Charts and diagrams as code
------

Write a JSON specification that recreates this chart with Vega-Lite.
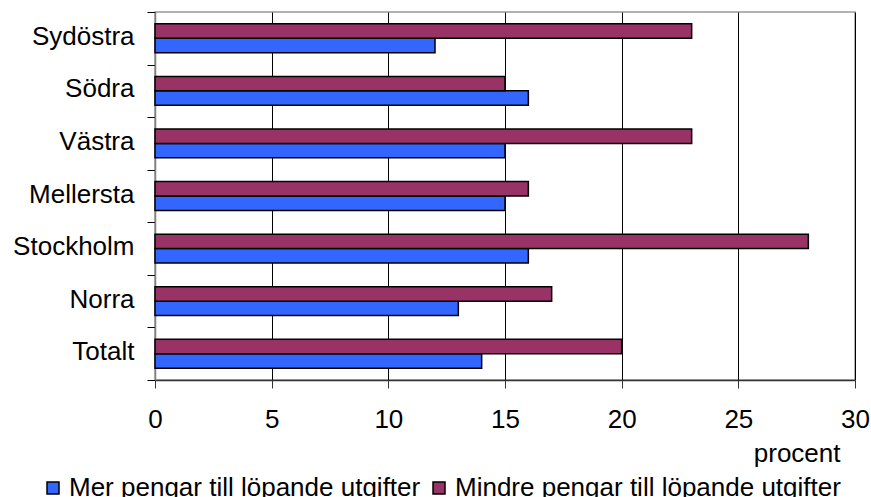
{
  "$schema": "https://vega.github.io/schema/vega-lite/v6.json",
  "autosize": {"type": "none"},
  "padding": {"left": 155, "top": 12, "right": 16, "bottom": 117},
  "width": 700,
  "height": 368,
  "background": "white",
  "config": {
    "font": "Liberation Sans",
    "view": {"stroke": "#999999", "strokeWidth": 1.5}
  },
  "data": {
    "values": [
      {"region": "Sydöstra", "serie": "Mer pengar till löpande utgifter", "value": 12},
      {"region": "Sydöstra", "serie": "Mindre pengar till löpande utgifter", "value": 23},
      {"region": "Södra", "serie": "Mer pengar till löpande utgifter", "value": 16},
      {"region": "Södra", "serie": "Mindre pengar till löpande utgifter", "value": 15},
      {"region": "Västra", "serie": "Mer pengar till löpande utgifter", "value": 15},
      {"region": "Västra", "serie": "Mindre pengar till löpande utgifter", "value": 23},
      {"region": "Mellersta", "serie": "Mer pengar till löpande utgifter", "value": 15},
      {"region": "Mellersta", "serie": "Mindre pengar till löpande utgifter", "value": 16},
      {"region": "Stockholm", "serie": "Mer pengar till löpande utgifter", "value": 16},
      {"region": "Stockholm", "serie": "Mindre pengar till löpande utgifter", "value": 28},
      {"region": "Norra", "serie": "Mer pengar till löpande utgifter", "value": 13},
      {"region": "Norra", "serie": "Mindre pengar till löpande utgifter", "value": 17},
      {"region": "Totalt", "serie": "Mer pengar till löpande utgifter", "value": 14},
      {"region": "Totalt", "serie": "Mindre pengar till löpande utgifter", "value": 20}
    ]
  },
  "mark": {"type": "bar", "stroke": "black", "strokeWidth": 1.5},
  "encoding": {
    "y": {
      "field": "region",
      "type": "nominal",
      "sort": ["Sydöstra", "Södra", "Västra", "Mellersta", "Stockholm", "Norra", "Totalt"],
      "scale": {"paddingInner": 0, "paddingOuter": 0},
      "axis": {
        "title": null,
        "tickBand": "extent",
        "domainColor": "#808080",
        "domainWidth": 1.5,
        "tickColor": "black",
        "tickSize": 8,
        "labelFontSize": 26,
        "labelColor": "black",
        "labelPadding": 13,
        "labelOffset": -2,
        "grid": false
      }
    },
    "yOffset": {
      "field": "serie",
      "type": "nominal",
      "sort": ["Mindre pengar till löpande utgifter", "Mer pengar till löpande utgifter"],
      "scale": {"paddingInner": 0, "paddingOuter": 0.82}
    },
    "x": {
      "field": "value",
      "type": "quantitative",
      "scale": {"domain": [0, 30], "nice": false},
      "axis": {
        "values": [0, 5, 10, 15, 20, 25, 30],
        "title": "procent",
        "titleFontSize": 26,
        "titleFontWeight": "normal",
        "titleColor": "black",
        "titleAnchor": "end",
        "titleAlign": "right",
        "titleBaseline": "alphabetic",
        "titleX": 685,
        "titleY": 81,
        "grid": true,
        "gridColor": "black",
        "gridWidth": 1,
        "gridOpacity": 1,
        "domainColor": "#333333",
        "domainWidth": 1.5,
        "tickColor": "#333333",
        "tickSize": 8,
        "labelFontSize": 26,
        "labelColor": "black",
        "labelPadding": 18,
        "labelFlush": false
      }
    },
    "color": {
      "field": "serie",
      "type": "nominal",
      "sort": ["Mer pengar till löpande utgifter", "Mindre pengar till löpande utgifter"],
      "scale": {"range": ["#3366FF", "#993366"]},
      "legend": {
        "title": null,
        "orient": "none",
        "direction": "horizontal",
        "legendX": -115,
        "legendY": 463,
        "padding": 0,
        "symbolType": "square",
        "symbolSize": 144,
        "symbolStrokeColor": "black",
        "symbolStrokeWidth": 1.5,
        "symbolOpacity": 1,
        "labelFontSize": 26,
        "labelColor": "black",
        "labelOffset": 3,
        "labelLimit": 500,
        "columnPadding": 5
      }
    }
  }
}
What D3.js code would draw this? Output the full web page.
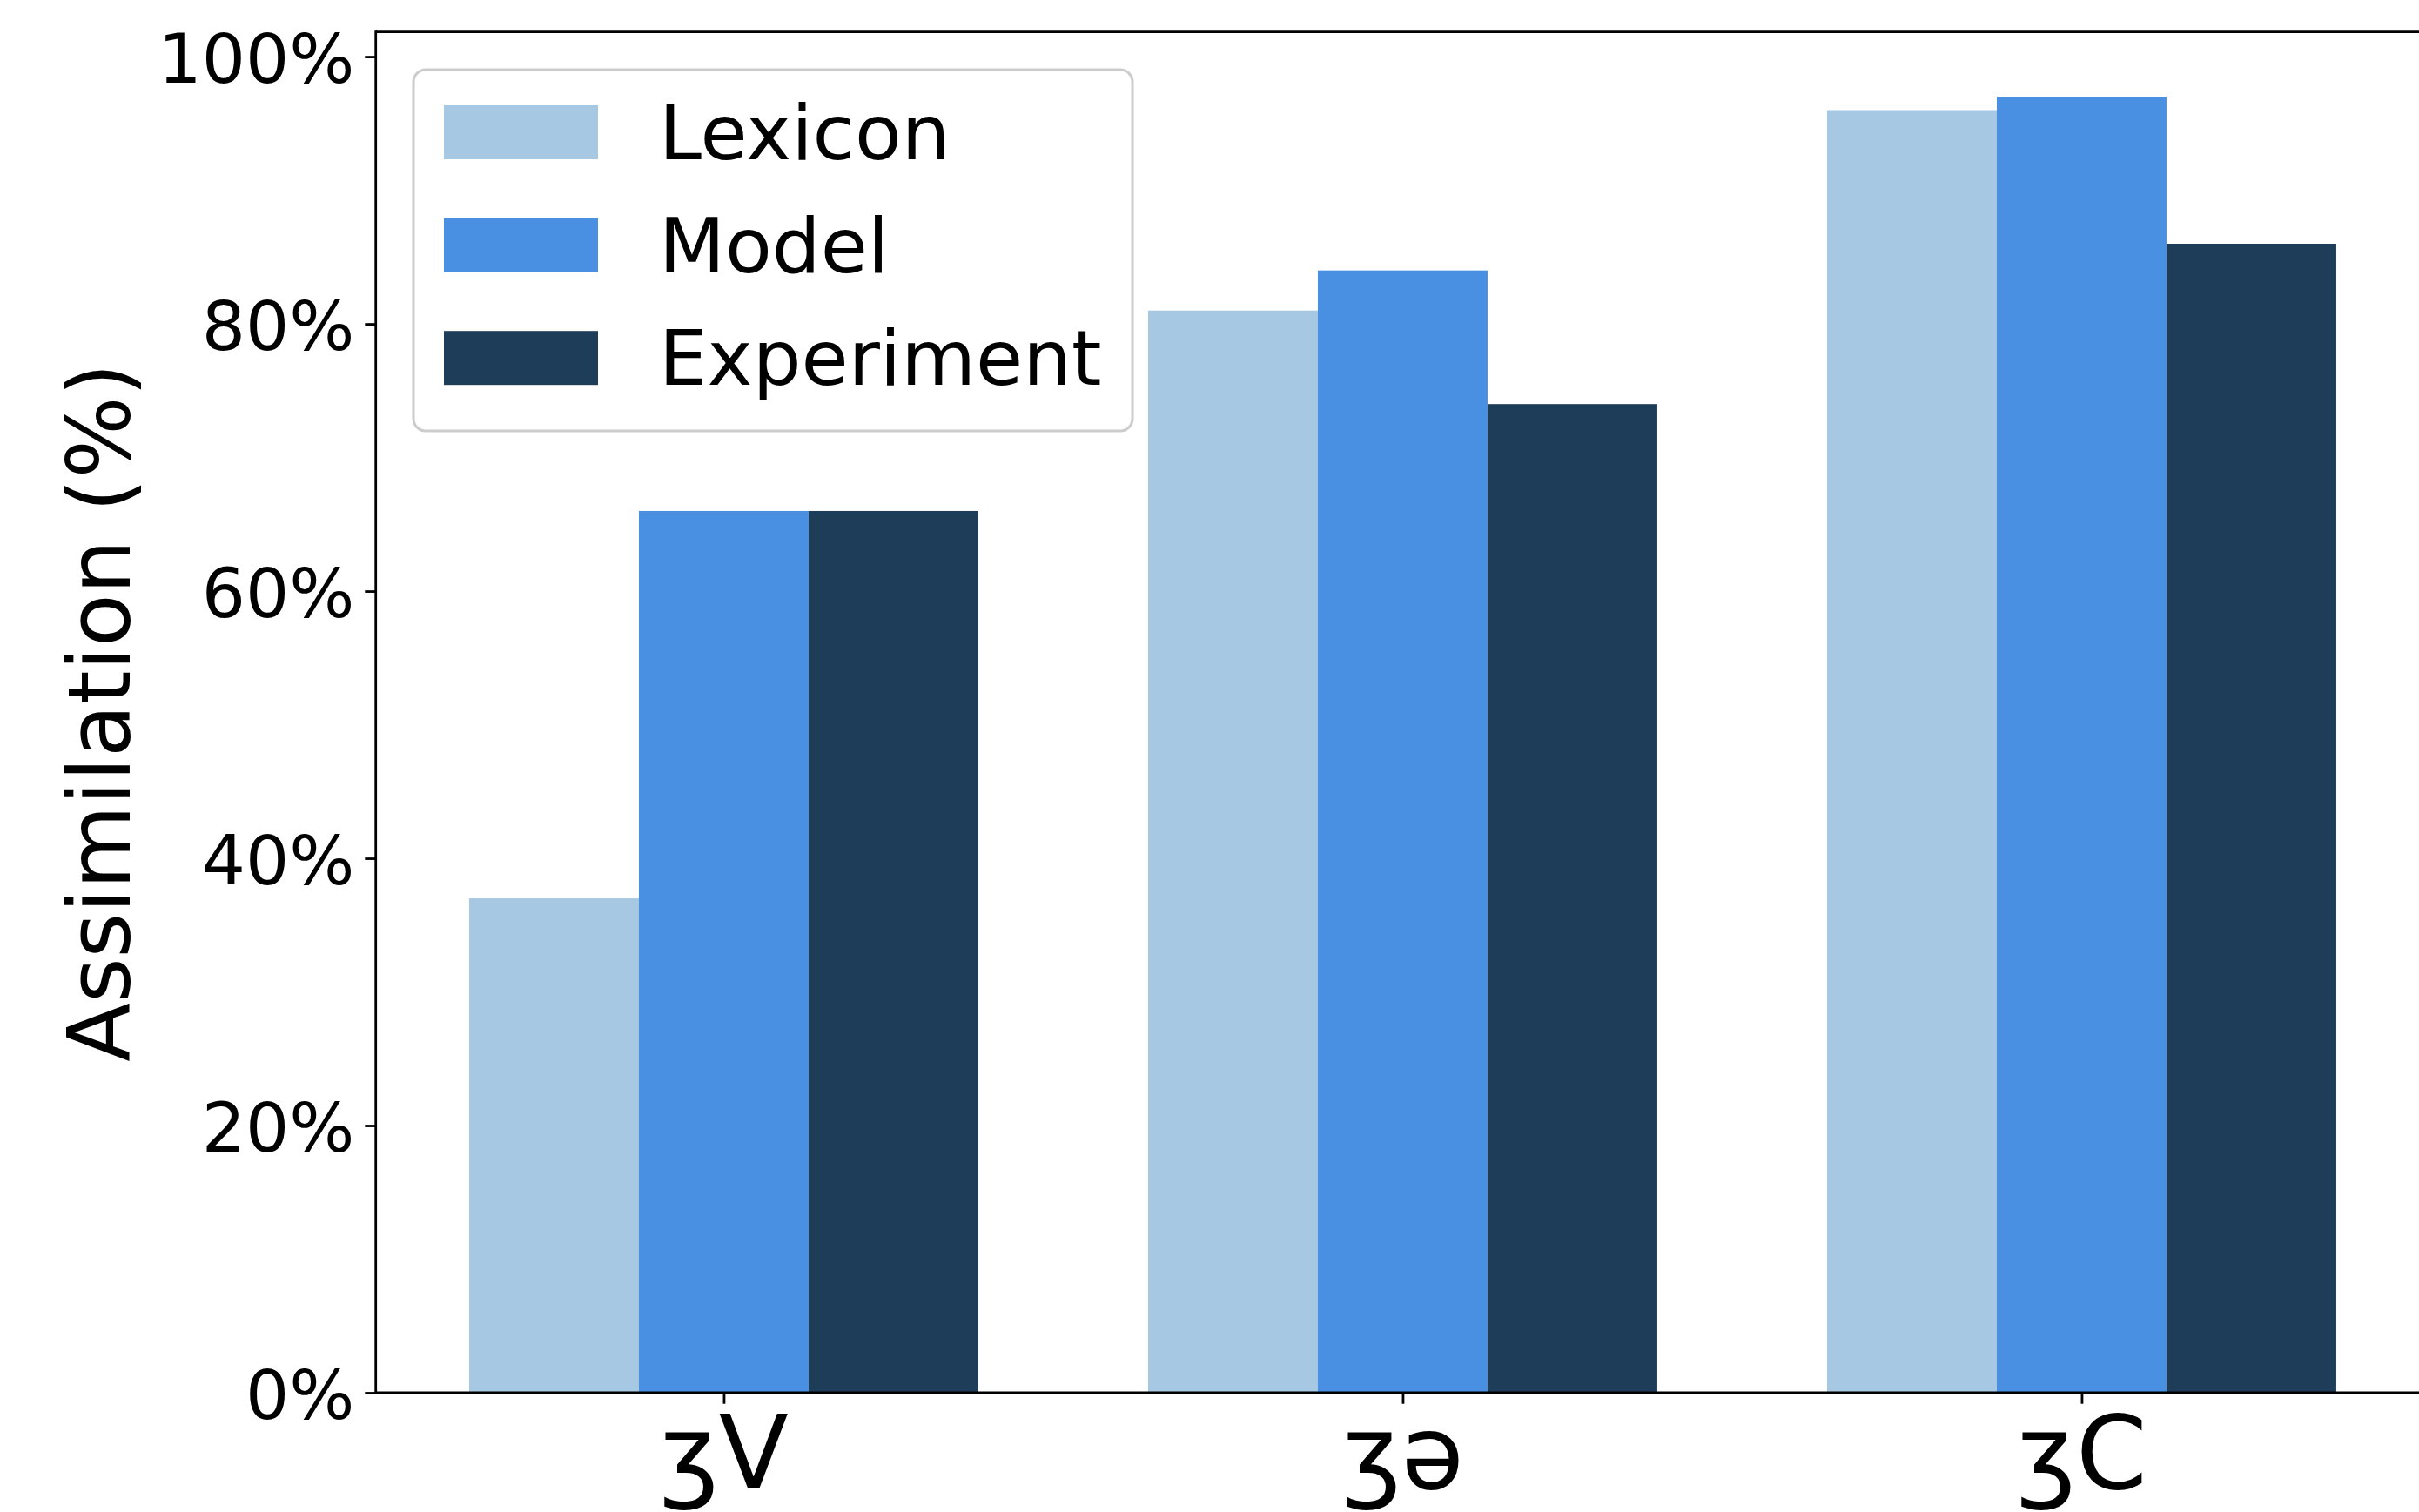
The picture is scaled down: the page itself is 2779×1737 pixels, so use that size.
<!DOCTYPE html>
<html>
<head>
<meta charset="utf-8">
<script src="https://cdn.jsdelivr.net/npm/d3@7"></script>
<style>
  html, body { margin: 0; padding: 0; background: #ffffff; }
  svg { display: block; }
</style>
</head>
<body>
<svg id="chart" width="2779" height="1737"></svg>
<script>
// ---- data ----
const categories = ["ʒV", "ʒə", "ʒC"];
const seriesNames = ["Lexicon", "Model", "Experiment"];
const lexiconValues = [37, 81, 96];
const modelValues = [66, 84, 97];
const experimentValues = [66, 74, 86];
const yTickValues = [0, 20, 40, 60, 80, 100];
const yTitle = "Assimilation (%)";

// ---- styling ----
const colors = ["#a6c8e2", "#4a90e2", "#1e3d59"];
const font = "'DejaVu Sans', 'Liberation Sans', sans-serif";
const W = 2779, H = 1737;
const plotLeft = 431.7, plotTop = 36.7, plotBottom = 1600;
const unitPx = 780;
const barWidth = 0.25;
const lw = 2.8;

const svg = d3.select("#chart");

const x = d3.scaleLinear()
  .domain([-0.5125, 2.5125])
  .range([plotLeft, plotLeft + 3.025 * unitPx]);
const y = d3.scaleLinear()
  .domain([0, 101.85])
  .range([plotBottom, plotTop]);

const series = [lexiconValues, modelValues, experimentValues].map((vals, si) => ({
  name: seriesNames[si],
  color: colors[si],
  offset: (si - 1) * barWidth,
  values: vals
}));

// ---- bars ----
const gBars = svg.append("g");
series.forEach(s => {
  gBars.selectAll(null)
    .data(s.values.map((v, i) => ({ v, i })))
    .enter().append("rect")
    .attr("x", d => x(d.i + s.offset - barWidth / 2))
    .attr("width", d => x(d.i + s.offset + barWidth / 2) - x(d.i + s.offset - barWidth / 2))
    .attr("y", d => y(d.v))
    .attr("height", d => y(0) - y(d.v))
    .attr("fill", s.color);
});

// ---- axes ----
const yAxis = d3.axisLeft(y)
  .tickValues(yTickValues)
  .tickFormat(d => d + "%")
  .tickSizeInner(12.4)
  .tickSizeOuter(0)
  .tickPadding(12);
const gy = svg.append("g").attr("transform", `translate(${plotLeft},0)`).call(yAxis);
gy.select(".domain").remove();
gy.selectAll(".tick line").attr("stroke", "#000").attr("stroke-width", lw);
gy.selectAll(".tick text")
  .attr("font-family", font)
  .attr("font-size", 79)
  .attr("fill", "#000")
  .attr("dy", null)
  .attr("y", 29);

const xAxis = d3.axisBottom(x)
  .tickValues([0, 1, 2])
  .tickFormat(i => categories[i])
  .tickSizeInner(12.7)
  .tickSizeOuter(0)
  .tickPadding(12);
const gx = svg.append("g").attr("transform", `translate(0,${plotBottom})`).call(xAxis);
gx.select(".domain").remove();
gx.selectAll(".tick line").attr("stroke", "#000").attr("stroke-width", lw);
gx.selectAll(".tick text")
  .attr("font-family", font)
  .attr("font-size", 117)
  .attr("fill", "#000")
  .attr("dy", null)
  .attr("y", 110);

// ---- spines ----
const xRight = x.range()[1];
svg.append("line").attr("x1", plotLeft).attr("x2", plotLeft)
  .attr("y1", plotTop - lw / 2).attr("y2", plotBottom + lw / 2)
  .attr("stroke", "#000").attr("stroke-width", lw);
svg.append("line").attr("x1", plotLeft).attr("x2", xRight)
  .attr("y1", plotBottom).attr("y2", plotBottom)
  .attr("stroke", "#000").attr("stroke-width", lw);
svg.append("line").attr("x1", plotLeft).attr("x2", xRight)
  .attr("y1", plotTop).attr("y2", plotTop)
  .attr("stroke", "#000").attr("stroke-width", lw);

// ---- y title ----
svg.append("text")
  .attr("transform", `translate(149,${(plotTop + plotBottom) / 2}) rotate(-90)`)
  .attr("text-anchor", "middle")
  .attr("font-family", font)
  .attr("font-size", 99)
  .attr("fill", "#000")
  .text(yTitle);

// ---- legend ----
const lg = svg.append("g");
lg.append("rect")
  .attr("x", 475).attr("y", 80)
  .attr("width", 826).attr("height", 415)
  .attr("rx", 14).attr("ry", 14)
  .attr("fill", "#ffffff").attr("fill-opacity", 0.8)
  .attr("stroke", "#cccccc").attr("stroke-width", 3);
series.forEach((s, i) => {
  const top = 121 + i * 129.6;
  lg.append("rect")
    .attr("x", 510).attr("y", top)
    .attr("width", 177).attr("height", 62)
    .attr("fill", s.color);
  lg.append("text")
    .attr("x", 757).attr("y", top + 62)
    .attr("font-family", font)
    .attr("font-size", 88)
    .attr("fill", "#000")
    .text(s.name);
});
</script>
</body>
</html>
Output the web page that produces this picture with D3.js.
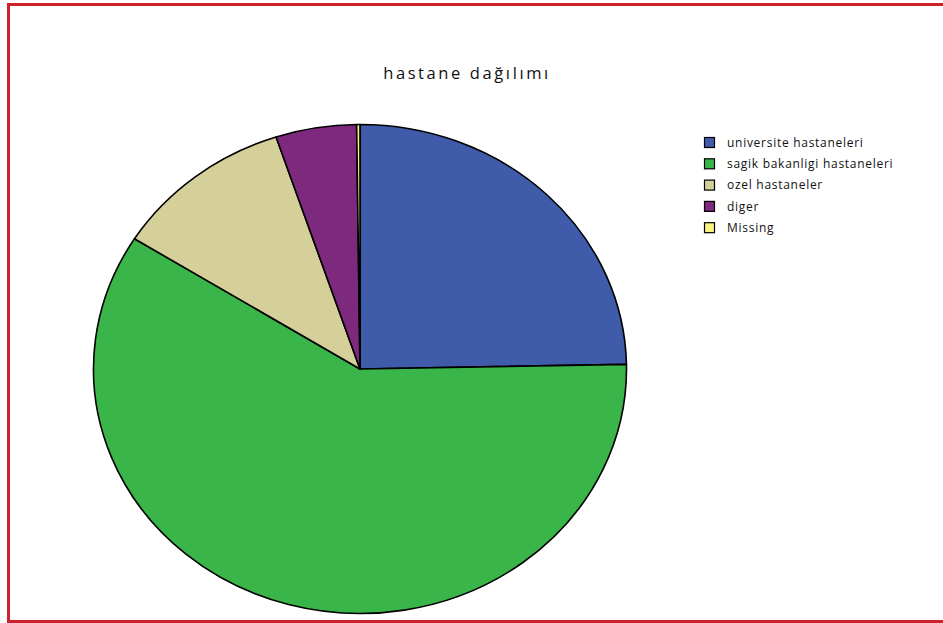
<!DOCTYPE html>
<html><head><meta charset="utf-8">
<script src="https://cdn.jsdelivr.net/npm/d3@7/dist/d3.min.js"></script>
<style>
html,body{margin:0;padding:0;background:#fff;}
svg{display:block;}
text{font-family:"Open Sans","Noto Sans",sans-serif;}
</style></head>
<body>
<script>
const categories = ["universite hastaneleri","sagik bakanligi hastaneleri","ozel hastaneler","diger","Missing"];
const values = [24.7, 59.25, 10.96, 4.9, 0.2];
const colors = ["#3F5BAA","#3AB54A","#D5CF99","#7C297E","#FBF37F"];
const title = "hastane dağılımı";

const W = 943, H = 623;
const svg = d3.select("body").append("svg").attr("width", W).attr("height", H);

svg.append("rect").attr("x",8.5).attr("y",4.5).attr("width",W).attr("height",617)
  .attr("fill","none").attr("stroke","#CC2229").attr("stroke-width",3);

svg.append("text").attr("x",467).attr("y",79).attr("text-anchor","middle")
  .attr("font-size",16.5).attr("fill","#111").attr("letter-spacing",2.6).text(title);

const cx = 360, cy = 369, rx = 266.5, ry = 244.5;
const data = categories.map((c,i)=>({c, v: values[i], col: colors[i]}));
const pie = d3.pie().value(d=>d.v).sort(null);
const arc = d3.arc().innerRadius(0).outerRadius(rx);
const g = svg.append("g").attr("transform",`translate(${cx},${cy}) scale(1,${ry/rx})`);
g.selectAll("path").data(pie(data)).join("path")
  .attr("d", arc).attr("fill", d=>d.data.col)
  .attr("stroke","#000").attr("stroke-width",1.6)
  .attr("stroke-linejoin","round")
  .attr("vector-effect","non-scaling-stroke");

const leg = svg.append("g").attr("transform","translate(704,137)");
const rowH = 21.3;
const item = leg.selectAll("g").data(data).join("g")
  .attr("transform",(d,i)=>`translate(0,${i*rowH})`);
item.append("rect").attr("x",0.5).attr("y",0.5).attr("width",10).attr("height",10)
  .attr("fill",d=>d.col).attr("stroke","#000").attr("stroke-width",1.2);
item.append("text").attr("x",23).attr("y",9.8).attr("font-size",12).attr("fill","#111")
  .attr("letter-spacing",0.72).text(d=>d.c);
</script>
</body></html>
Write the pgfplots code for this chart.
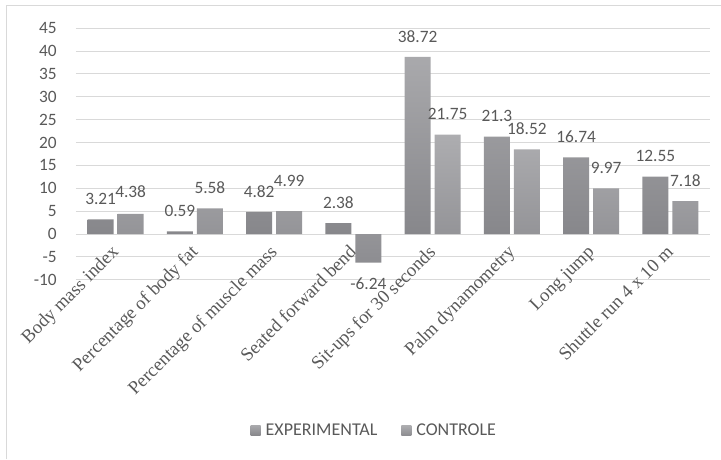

------

◆ Directive:
Report all lines of the data above that include the string "picture".

◆ Solution to this problem:
The picture is scaled down: the page itself is 2779×1737 pixels, so use that size.
Output the web page that produces this picture with D3.js.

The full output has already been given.